Edurne Portela, historiadora, filóloga, docente universitaria, ensayista y novelista española, escribió en El Correo una columna titulada “Exigen silencio” que me iluminó, así que la comparto: “Los ataques normalmente no están sustentados en una argumentación intelectual o política, sino que se centran en ridiculizar, humillar a la mujer señalada metiéndose con su físico, insultándola burdamente o incluso mintiendo sobre su vida o hábitos privados. Una vez publicada la columna, el señor de turno la comparte en sus redes sociales para que sus muchos y fervientes seguidores acaben su trabajo con una campaña de acoso plagada de insultos violentos entre los que hay amenazas físicas, a menudo sexuales, contra ella.

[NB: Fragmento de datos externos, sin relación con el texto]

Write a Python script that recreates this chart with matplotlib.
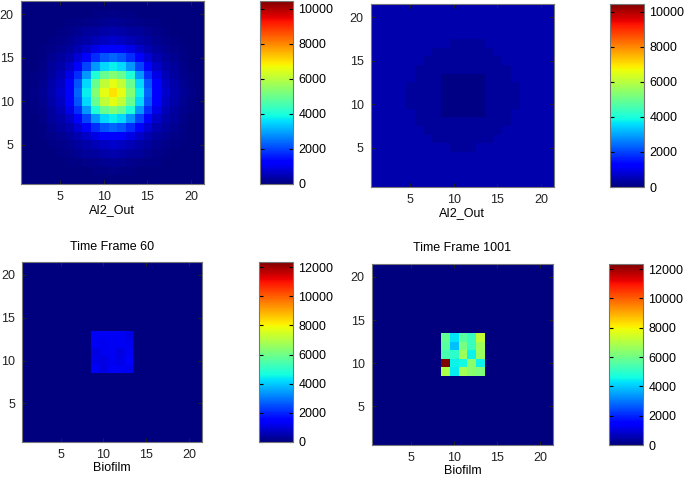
import numpy as np
import matplotlib.pyplot as plt

plt.rcParams['font.family'] = ['Liberation Sans', 'DejaVu Sans']
plt.rcParams['font.size'] = 9

# AI2_Out, first frame (rows y=1..21, columns x=1..21)
ai2_early = [
    [0, 0, 0, 0, 0, 0, 10, 10, 20, 30, 40, 30, 20, 10, 10, 0, 0, 0, 0, 0, 0],
    [0, 0, 0, 0, 10, 20, 30, 40, 60, 80, 90, 80, 60, 40, 30, 20, 10, 0, 0, 0, 0],
    [0, 0, 0, 10, 30, 50, 80, 120, 160, 200, 230, 200, 160, 120, 80, 50, 30, 10, 0, 0, 0],
    [0, 0, 10, 30, 60, 110, 180, 250, 320, 380, 420, 380, 320, 250, 180, 110, 60, 30, 10, 0, 0],
    [0, 10, 30, 60, 120, 200, 300, 400, 530, 650, 700, 650, 530, 400, 300, 200, 120, 60, 30, 10, 0],
    [0, 20, 50, 110, 200, 300, 460, 680, 960, 1180, 1260, 1180, 960, 680, 460, 300, 200, 110, 50, 20, 0],
    [10, 30, 80, 180, 300, 460, 780, 1260, 1780, 2180, 2340, 2180, 1780, 1260, 780, 460, 300, 180, 80, 30, 10],
    [10, 40, 120, 250, 400, 680, 1260, 2040, 2870, 3530, 3780, 3530, 2870, 2040, 1260, 680, 400, 250, 120, 40, 10],
    [20, 60, 160, 320, 530, 960, 1780, 2870, 4050, 4970, 5320, 4970, 4050, 2870, 1780, 960, 530, 320, 160, 60, 20],
    [30, 80, 200, 380, 650, 1180, 2180, 3530, 4970, 6100, 6540, 6100, 4970, 3530, 2180, 1180, 650, 380, 200, 80, 30],
    [40, 90, 230, 420, 700, 1260, 2340, 3780, 5320, 6540, 7000, 6540, 5320, 3780, 2340, 1260, 700, 420, 230, 90, 40],
    [30, 80, 200, 380, 650, 1180, 2180, 3530, 4970, 6100, 6540, 6100, 4970, 3530, 2180, 1180, 650, 380, 200, 80, 30],
    [20, 60, 160, 320, 530, 960, 1780, 2870, 4050, 4970, 5320, 4970, 4050, 2870, 1780, 960, 530, 320, 160, 60, 20],
    [10, 40, 120, 250, 400, 680, 1260, 2040, 2870, 3530, 3780, 3530, 2870, 2040, 1260, 680, 400, 250, 120, 40, 10],
    [10, 30, 80, 180, 300, 460, 780, 1260, 1780, 2180, 2340, 2180, 1780, 1260, 780, 460, 300, 180, 80, 30, 10],
    [0, 20, 50, 110, 200, 300, 460, 680, 960, 1180, 1260, 1180, 960, 680, 460, 300, 200, 110, 50, 20, 0],
    [0, 10, 30, 60, 120, 200, 300, 400, 530, 650, 700, 650, 530, 400, 300, 200, 120, 60, 30, 10, 0],
    [0, 0, 10, 30, 60, 110, 180, 250, 320, 380, 420, 380, 320, 250, 180, 110, 60, 30, 10, 0, 0],
    [0, 0, 0, 10, 30, 50, 80, 120, 160, 200, 230, 200, 160, 120, 80, 50, 30, 10, 0, 0, 0],
    [0, 0, 0, 0, 10, 20, 30, 40, 60, 80, 90, 80, 60, 40, 30, 20, 10, 0, 0, 0, 0],
    [0, 0, 0, 0, 0, 0, 10, 10, 20, 30, 40, 30, 20, 10, 10, 0, 0, 0, 0, 0, 0],
]

# AI2_Out, later frame (rows y=1..21)
B, C, S = 430, 260, 60
ai2_late = [
    [B] * 21,
    [B] * 21,
    [B] * 21,
    [B] * 21,
    [B] * 9 + [C] * 3 + [B] * 9,
    [B] * 7 + [C] * 7 + [B] * 7,
    [B] * 6 + [C] * 9 + [B] * 6,
    [B] * 5 + [C] * 11 + [B] * 5,
    [B] * 5 + [C] * 3 + [S] * 5 + [C] * 3 + [B] * 5,
    [B] * 4 + [C] * 4 + [S] * 5 + [C] * 4 + [B] * 4,
    [B] * 4 + [C] * 4 + [S] * 5 + [C] * 4 + [B] * 4,
    [B] * 4 + [C] * 4 + [S] * 5 + [C] * 4 + [B] * 4,
    [B] * 5 + [C] * 3 + [S] * 5 + [C] * 3 + [B] * 5,
    [B] * 5 + [C] * 11 + [B] * 5,
    [B] * 6 + [C] * 9 + [B] * 6,
    [B] * 7 + [C] * 7 + [B] * 7,
    [B] * 9 + [C] * 4 + [B] * 8,
    [B] * 21,
    [B] * 21,
    [B] * 21,
    [B] * 21,
]

# Biofilm 5x5 patch at x=9..13, y=9..13 (rows y=9..13)
patch_cols = [9, 10, 11, 12, 13]
patch_rows = [9, 10, 11, 12, 13]
biofilm_60 = [
    [1300, 1100, 1300, 1300, 1250],
    [1150, 1100, 1250, 1150, 1550],
    [1100, 1250, 1300, 1100, 1300],
    [1300, 1250, 1300, 1300, 1250],
    [1300, 1300, 1300, 1300, 1150],
]
biofilm_1001 = [
    [6900, 4400, 6800, 6400, 6200],
    [12350, 4500, 4600, 6400, 4500],
    [5400, 5000, 6700, 4500, 6600],
    [5600, 3900, 6100, 5200, 6700],
    [5800, 4300, 5600, 5200, 7200],
]


def full_grid(patch):
    g = np.zeros((21, 21))
    g[patch_rows[0] - 1:patch_rows[-1], patch_cols[0] - 1:patch_cols[-1]] = patch
    return g


fig = plt.figure(figsize=(6.85, 4.78), dpi=100)
W, H = 685, 478


def panel(data, box, cbox, vmax, xlabel, title=None, cticks=None):
    l, t, r, b = box
    ax = fig.add_axes([l / W, 1 - b / H, (r - l) / W, (b - t) / H])
    im = ax.imshow(np.asarray(data), origin='lower', cmap='jet', vmin=0, vmax=vmax,
                   extent=(0.5, 21.5, 0.5, 21.5), aspect='auto', interpolation='nearest')
    ax.set_xticks([5, 10, 15, 20])
    ax.set_yticks([5, 10, 15, 20])
    ax.tick_params(direction='in', length=3, top=True, right=True, pad=5, colors='#222222')
    for s in ax.spines.values():
        s.set_color('#777777')
        s.set_linewidth(0.8)
    ax.set_xlabel(xlabel, labelpad=1)
    if title:
        ax.set_title(title, fontsize=9, pad=9)
    cl, ct, cr, cb = cbox
    cax = fig.add_axes([cl / W, 1 - cb / H, (cr - cl) / W, (cb - ct) / H])
    cbar = fig.colorbar(im, cax=cax)
    cbar.set_ticks(cticks)
    cax.tick_params(direction='in', length=3, left=True, right=True, pad=4)
    cbar.outline.set_edgecolor('#777777')
    cbar.outline.set_linewidth(0.8)


top_ticks = [0, 2000, 4000, 6000, 8000, 10000]
bot_ticks = [0, 2000, 4000, 6000, 8000, 10000, 12000]

panel(ai2_early, (20.7, 1, 204, 184), (260, 1, 293, 184), 10450, 'AI2_Out', cticks=top_ticks)
panel(ai2_late, (370.7, 4, 554, 187), (610, 4, 644, 187), 10450, 'AI2_Out', cticks=top_ticks)
panel(full_grid(biofilm_60), (22, 262, 202, 442), (259, 262, 293, 442), 12350, 'Biofilm',
      title='Time Frame 60', cticks=bot_ticks)
panel(full_grid(biofilm_1001), (371.7, 264, 553, 445), (609, 264, 643, 445), 12350, 'Biofilm',
      title='Time Frame 1001', cticks=bot_ticks)

fig.savefig('out.png', dpi=100)
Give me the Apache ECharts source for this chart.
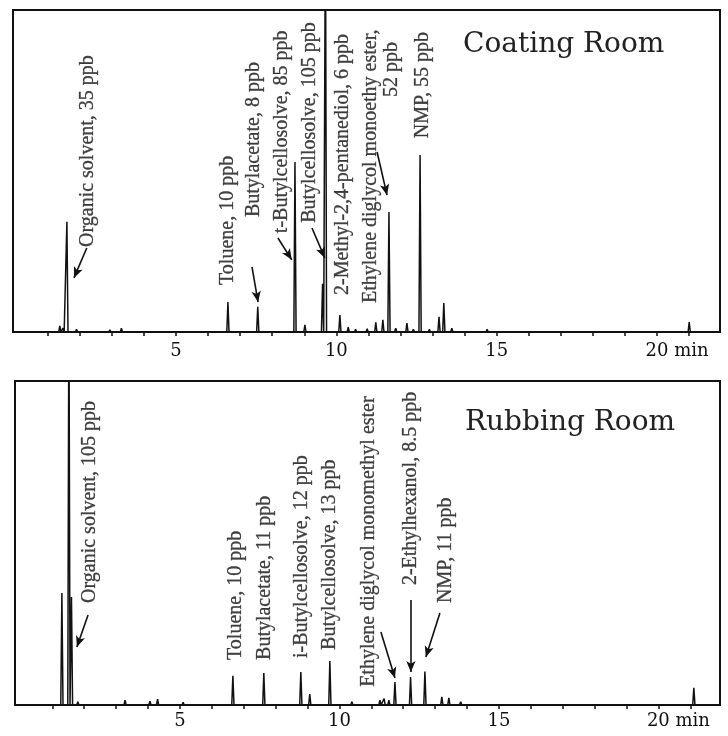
<!DOCTYPE html>
<html><head><meta charset="utf-8">
<script src="https://cdn.jsdelivr.net/npm/echarts@6/dist/echarts.min.js"></script>
<style>html,body{margin:0;padding:0;background:#fff}#c{width:728px;height:736px}</style>
</head><body><div id="c"></div>
<script>
// ---------- data (retention time in min, detector response in % of panel height) ----------
const tickLabels = [5, 10, 15, 20];
const minuteTicks = [1,2,3,4,5,6,7,8,9,10,11,12,13,14,15,16,17,18,19,20,21];

const coatingTimes   = [0.9, 1.38, 1.48, 1.60, 1.9, 2.3, 2.94, 3.3, 4.0, 4.6, 5.0, 5.5, 6.0, 6.62, 7.1, 7.55, 8.1, 8.71, 9.02, 9.57, 9.66, 10.11, 10.37, 10.6, 10.96, 11.23, 11.45, 11.64, 11.85, 12.2, 12.4, 12.61, 12.9, 13.2, 13.35, 13.6, 14.0, 14.3, 14.7, 15.2, 16.4, 17.9, 19.0, 21.0];
const coatingHeights = [0.6, 1.9, 1.2, 34.2, 0.8, 0.5, 0.7, 1.2, 0.5, 0.6, 0.5, 0.5, 0.5, 9.3, 0.5, 7.8, 0.5, 52.8, 2.2, 15.0, 130, 5.3, 1.5, 0.8, 1.0, 3.0, 3.8, 37.3, 1.2, 2.8, 0.8, 55.0, 0.8, 4.7, 9.0, 1.2, 0.6, 0.5, 0.8, 0.6, 0.5, 0.5, 0.4, 3.1];

const rubbingTimes   = [1.30, 1.52, 1.60, 1.8, 2.2, 2.9, 3.28, 3.8, 4.06, 4.3, 4.6, 5.1, 5.6, 6.1, 6.66, 7.2, 7.63, 8.2, 8.79, 9.07, 9.70, 10.39, 10.8, 11.27, 11.4, 11.55, 11.74, 11.95, 12.23, 12.45, 12.68, 13.21, 13.43, 13.8, 14.3, 15.0, 15.5, 16.6, 18.0, 19.2, 21.11];
const rubbingHeights = [34.6, 130, 33.3, 1.0, 0.5, 0.6, 1.5, 0.5, 1.2, 1.8, 0.6, 0.8, 0.5, 0.4, 9.0, 0.5, 9.9, 0.5, 10.2, 3.4, 13.6, 1.0, 0.5, 1.5, 2.0, 1.5, 7.1, 0.6, 8.6, 0.5, 10.3, 2.5, 2.2, 1.0, 0.6, 0.5, 0.4, 0.4, 0.4, 0.4, 5.3];

const coatingLabels = ['Organic solvent, 35 ppb', 'Toluene, 10 ppb', 'Butylacetate, 8 ppb', 't-Butylcellosolve, 85 ppb', 'Butylcellosolve, 105 ppb', '2-Methyl-2,4-pentanediol, 6 ppb', 'Ethylene diglycol monoethy ester,', '52 ppb', 'NMP, 55 ppb'];
const rubbingLabels = ['Organic solvent, 105 ppb', 'Toluene, 10 ppb', 'Butylacetate, 11 ppb', 'i-Butylcellosolve, 12 ppb', 'Butylcellosolve, 13 ppb', 'Ethylene diglycol monomethyl ester', '2-Ethylhexanol, 8.5 ppb', 'NMP, 11 ppb'];

// ---------- layout (label anchors & arrows, in axis units) ----------
const coatingLabelPos = [[2.26,26.4],[6.62,14.6],[7.43,35.7],[8.30,30.7],[9.18,33.9],[10.21,11.5],[11.08,9.0],[11.73,73.0],[12.70,60.2]];
const coatingArrows = [[2.22,26.1,1.82,16.8],[7.37,20.2,7.56,9.3],[8.18,29.2,8.61,22.4],[9.24,32.3,9.64,23.0],[11.27,55.9,11.58,42.5]];
const rubbingLabelPos = [[2.18,31.5],[6.76,13.9],[7.66,13.9],[8.82,14.5],[9.70,17.0],[10.92,5.6],[12.24,37.0],[13.34,31.5]];
const rubbingArrows = [[2.12,27.8,1.77,17.9],[11.30,22.5,11.74,8.3],[12.24,32.4,12.24,10.2],[13.15,28.4,12.71,14.8]];

const PEAK_HALF = 0.035;
const INK = '#111';

function trace(times, heights, xmin, xmax) {
  const pts = [[xmin, 0]];
  times.forEach((t, i) => { pts.push([t - PEAK_HALF, 0], [t, heights[i]], [t + PEAK_HALF, 0]); });
  pts.push([xmax, 0]);
  return pts;
}

const ranges = [[-0.08, 21.96], [-0.17, 21.93]];

function xAxis(idx, margin) {
  return {
    type: 'value', gridIndex: idx, min: ranges[idx][0], max: ranges[idx][1],
    axisLine: { show: true, lineStyle: { color: INK, width: 2 } },
    axisTick: { show: true, customValues: minuteTicks, length: 4, lineStyle: { color: INK, width: 1.5 } },
    splitLine: { show: false },
    axisLabel: {
      customValues: tickLabels, margin: margin, color: INK,
      fontFamily: 'DejaVu Serif', fontSize: 18, lineHeight: 18,
      formatter: v => v === 20 ? '{pad|}20 min' : String(v),
      rich: { pad: { width: 40 } }
    }
  };
}
function yAxis(idx) {
  return { type: 'value', gridIndex: idx, min: 0, max: 100, show: false };
}

function notes(idx, labels, pos, arrows) {
  return {
    type: 'scatter', xAxisIndex: idx, yAxisIndex: idx, symbolSize: 1,
    itemStyle: { color: 'rgba(0,0,0,0)' }, silent: true, z: 5,
    data: labels.map((s, i) => ({ name: s, value: pos[i] })),
    label: {
      show: true, formatter: '{b}', position: 'inside', rotate: 90,
      align: 'left', verticalAlign: 'middle', color: INK,
      fontFamily: 'Liberation Serif', fontWeight: 'normal', fontSize: 20,
      textBorderColor: INK, textBorderWidth: 0.3
    },
    markLine: {
      silent: true, symbol: ['none', 'arrow'], symbolSize: [7, 11],
      lineStyle: { color: INK, width: 1.6, type: 'solid' },
      label: { show: false },
      data: arrows.map(a => [{ coord: [a[0], a[1]] }, { coord: [a[2], a[3]] }])
    }
  };
}

const chart = echarts.init(document.getElementById('c'), null, { renderer: 'canvas' });
chart.setOption({
  backgroundColor: '#fff',
  animation: false,
  title: [
    { text: 'Coating Room', left: 463, top: 31, padding: 0,
      textStyle: { fontFamily: 'DejaVu Serif', fontSize: 28, fontWeight: 'normal', color: '#222' } },
    { text: 'Rubbing Room', left: 465, top: 409, padding: 0,
      textStyle: { fontFamily: 'DejaVu Serif', fontSize: 28, fontWeight: 'normal', color: '#222' } }
  ],
  grid: [
    { left: 13, right: 8, top: 10, height: 322, show: true, borderColor: INK, borderWidth: 2, backgroundColor: 'transparent' },
    { left: 15, right: 8, top: 381, height: 324, show: true, borderColor: INK, borderWidth: 2, backgroundColor: 'transparent' }
  ],
  xAxis: [xAxis(0, 10), xAxis(1, 7)],
  yAxis: [yAxis(0), yAxis(1)],
  series: [
    { type: 'line', xAxisIndex: 0, yAxisIndex: 0, data: trace(coatingTimes, coatingHeights, ranges[0][0], ranges[0][1]),
      symbol: 'none', clip: true, lineStyle: { color: INK, width: 1.5 }, silent: true },
    { type: 'line', xAxisIndex: 1, yAxisIndex: 1, data: trace(rubbingTimes, rubbingHeights, ranges[1][0], ranges[1][1]),
      symbol: 'none', clip: true, lineStyle: { color: INK, width: 1.5 }, silent: true },
    notes(0, coatingLabels, coatingLabelPos, coatingArrows),
    notes(1, rubbingLabels, rubbingLabelPos, rubbingArrows)
  ]
});
</script></body></html>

La mujer entonces tiene tres opciones: responder y atenerse a la escalada de acoso e insultos, hacerse invisible (si puede) hasta que pase el vendaval, o callarse, incluso abandonar temporalmente o para siempre las redes sociales. Muchas se deciden por la tercera opción por su salud mental y también por su integridad física. Esa reacción —miedo, silencio, abandono de un espacio público donde compartir su conocimiento y exponer sus opiniones— es exactamente lo que se espera de ellas cuando se inicia el ataque”.
La frase “exactamente lo que se espera de ellas” es justo lo que me anima, me da fuerzas, para seguir escribiendo y denunciando lo que nunca, jamás, se esperó de mí. Y no, no soy una exagerada. Hace una semana Maria Tikas escribió un reportaje y quedamos todas, y todos, retratados.